Por el contrario, las buenas obras de los no creyentes, aunque puedan tener valor ético y humano, carecen de mérito sobrenatural si no proceden de la gracia. San Pablo afirma: “Todo lo que no procede de la fe es pecado” (Rom 14,23), es decir, no tiene valor salvífico. Un ateo puede obrar conforme a la recta razón, pero sin caritas, sin unión con Dios, sus obras no pueden ser elevadas al orden sobrenatural, salvo por una gracia que, quizá desconocida para él, obre en lo secreto. Sin embargo, sin el conocimiento explícito de Cristo y sin pertenencia, al menos implícita, a la Iglesia, no hay salvación ordinaria (cf. LG 14). Por eso, las obras del cristiano tienen un valor radicalmente superior: no porque sean más espectaculares, sino porque están vivificadas por el amor divino, por la gracia que procede del sacrificio redentor de Cristo, aplicado por los sacramentos.
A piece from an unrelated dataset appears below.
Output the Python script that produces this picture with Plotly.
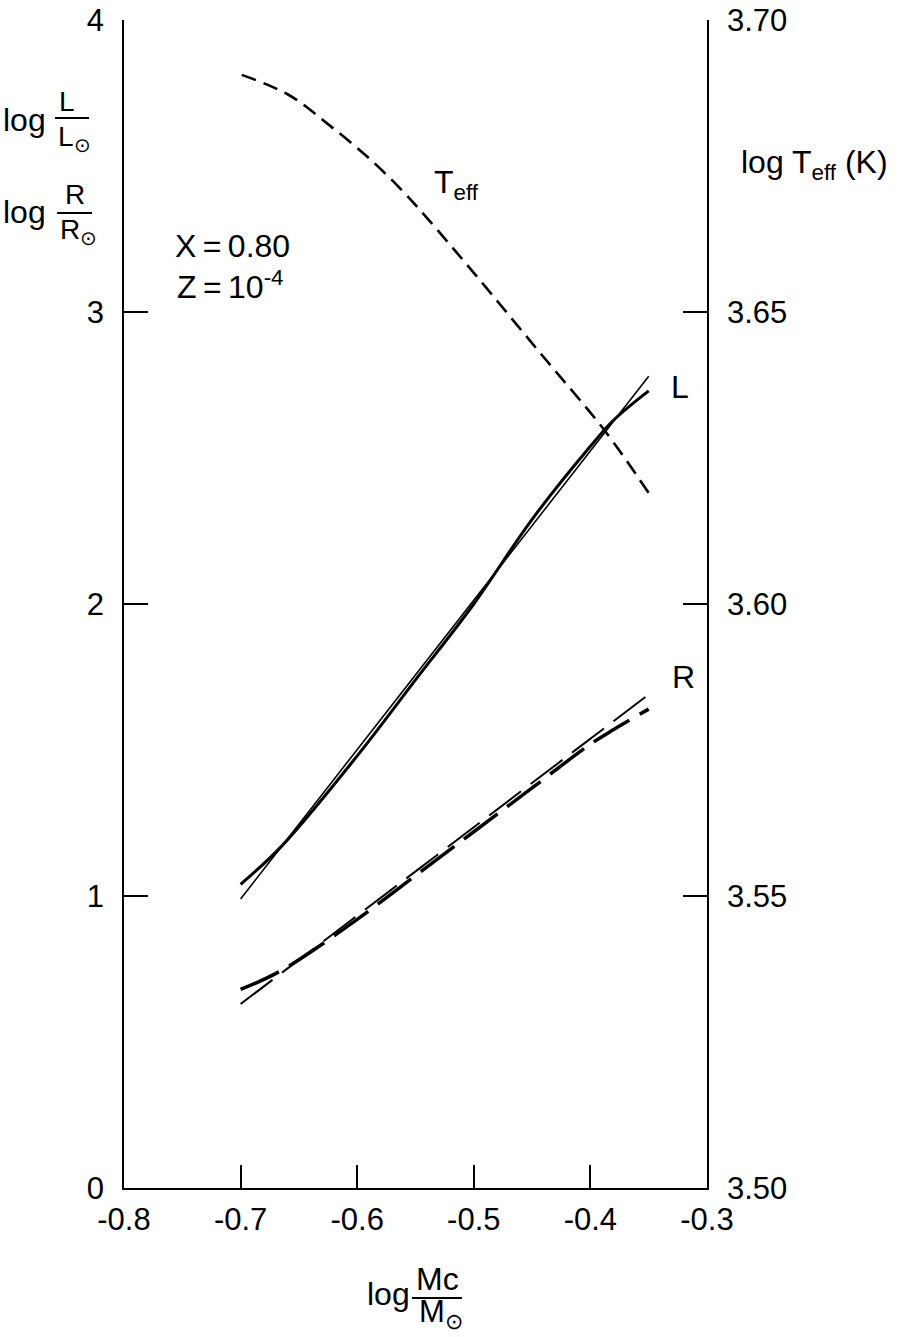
import plotly.graph_objects as go

# ---- data ----
mc_L_curve = [-0.70, -0.665, -0.60, -0.55, -0.50, -0.45, -0.40, -0.38, -0.35]
L_curve = [1.04, 1.17, 1.48, 1.74, 2.00, 2.29, 2.54, 2.63, 2.73]
mc_L_fit = [-0.70, -0.35]
L_fit = [0.99, 2.78]

mc_R_curve = [-0.70, -0.665, -0.60, -0.55, -0.50, -0.45, -0.40, -0.38, -0.35]
R_curve = [0.68, 0.745, 0.92, 1.07, 1.22, 1.37, 1.52, 1.57, 1.64]
mc_R_fit = [-0.70, -0.35]
R_fit = [0.63, 1.69]

mc_T = [-0.699, -0.659, -0.624, -0.588, -0.560, -0.541, -0.500, -0.444, -0.387, -0.350]
logTeff = [3.6906, 3.6872, 3.6820, 3.6760, 3.6705, 3.6663, 3.6567, 3.6432, 3.6295, 3.6190]

left_ticks = [0, 1, 2, 3, 4]
right_ticks = [3.50, 3.55, 3.60, 3.65, 3.70]
right_tick_labels = ["3.50", "3.55", "3.60", "3.65", "3.70"]
x_ticks = [-0.8, -0.7, -0.6, -0.5, -0.4, -0.3]
x_tick_labels = ["-0.8", "-0.7", "-0.6", "-0.5", "-0.4", "-0.3"]

FONT = "Liberation Sans, Arial, Helvetica, sans-serif"
W, H = 900, 1337
L0, R0, T0, B0 = 124, 707, 20, 1188  # plot-area edges in page pixels

def xp(px):
    return (px - L0) / (R0 - L0)

def yp(py):
    return (B0 - py) / (B0 - T0)

fig = go.Figure()
fig.add_trace(go.Scatter(x=mc_L_fit, y=L_fit, mode="lines",
                         line=dict(color="black", width=1.6), showlegend=False))
fig.add_trace(go.Scatter(x=mc_L_curve, y=L_curve, mode="lines", line_shape="spline",
                         line=dict(color="black", width=3), showlegend=False))
fig.add_trace(go.Scatter(x=mc_R_fit, y=R_fit, mode="lines",
                         line=dict(color="black", width=2, dash="40px,12px"), showlegend=False))
fig.add_trace(go.Scatter(x=mc_R_curve, y=R_curve, mode="lines", line_shape="spline",
                         line=dict(color="black", width=3.5, dash="42px,12px"), showlegend=False))
fig.add_trace(go.Scatter(x=mc_T, y=logTeff, mode="lines", line_shape="spline", yaxis="y2",
                         line=dict(color="black", width=2.6, dash="15px,8px"), showlegend=False))

tickfont = dict(family=FONT, size=31, color="black")
fig.update_layout(
    width=W, height=H, autosize=False,
    margin=dict(l=L0, r=W - R0, t=T0, b=H - B0, pad=0),
    paper_bgcolor="white", plot_bgcolor="white",
    font=dict(family=FONT, size=31, color="black"),
    xaxis=dict(range=[-0.8, -0.3], tickvals=x_ticks, ticktext=x_tick_labels,
               ticks="inside", ticklen=23, tickwidth=1.5, tickcolor="black",
               showline=True, linecolor="black", linewidth=1.5, mirror=False,
               showgrid=False, zeroline=False, tickfont=tickfont, ticklabelstandoff=3,
               automargin=False, ticklabeloverflow="allow"),
    yaxis=dict(range=[0, 4], tickvals=left_ticks,
               ticks="inside", ticklen=24, tickwidth=1.5, tickcolor="black",
               showline=True, linecolor="black", linewidth=1.5,
               showgrid=False, zeroline=False, tickfont=tickfont, ticklabelstandoff=12,
               automargin=False, ticklabeloverflow="allow"),
    yaxis2=dict(range=[3.5, 3.7], tickvals=right_ticks, ticktext=right_tick_labels,
                overlaying="y", side="right",
                ticks="inside", ticklen=24, tickwidth=1.5, tickcolor="black",
                showline=True, linecolor="black", linewidth=1.5,
                showgrid=False, zeroline=False, tickfont=tickfont, ticklabelstandoff=12,
                automargin=False, ticklabeloverflow="allow"),
)

def ann(text, px, py, size=32, xanchor="center", yanchor="middle"):
    fig.add_annotation(text=text, x=xp(px), y=yp(py), xref="paper", yref="paper",
                       showarrow=False, xanchor=xanchor, yanchor=yanchor,
                       font=dict(family=FONT, size=size, color="black"))

def bar(x1, x2, py):
    fig.add_shape(type="line", xref="paper", yref="paper",
                  x0=xp(x1), x1=xp(x2), y0=yp(py), y1=yp(py),
                  line=dict(color="black", width=1.8))

# in-plot labels
ann("T<sub>eff</sub>", 456, 184)
ann("X\u2009=\u20090.80", 232, 246)
ann("Z\u2009=\u200910<sup>-4</sup>", 230, 285)
ann("L", 680, 387)
ann("R", 683, 677)

# right axis title
ann("log T<sub>eff</sub> (K)", 815, 164)

# left axis title: log L/L_sun and log R/R_sun
ann("log", 24, 120)
ann("L", 67, 101, size=28)
ann("L<sub>⊙</sub>", 74, 138, size=28)
bar(55, 89, 118)

ann("log", 24, 212)
ann("R", 75, 195, size=28)
ann("R<sub>⊙</sub>", 78, 232, size=28)
bar(57, 92, 213)

# bottom axis title: log Mc/M_sun
ann("log", 388, 1294)
ann("Mc", 437, 1279, size=32)
ann("M<sub>⊙</sub>", 441, 1314, size=31)
bar(412, 462, 1298)

fig.write_html("out.html", config={"displayModeBar": False},
               post_script="document.body.style.margin='0px';")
La Iglesia, que es la Esposa de Cristo y custodia fiel de su enseñanza, no ha cesado de proclamar esta verdad. En la voz del Magisterio, resuena la enseñanza del Señor: que todo árbol bueno da frutos buenos (cf. Mt 7,17), que se conoce al discípulo por sus obras (cf. Jn 13,35), y que seremos juzgados por lo que hayamos hecho en el cuerpo, sea bueno o malo (cf. 2 Cor 5,10). Por tanto, el cristiano no puede contentarse con una fe intelectual o emocional; debe vivir en Cristo, por Cristo y con Cristo, obrando siempre el bien, no por temor ni por cálculo, sino por amor. Así será hallado fiel el día del juicio, cuando el Señor venga a dar a cada uno según sus obras (cf. Ap 22,12).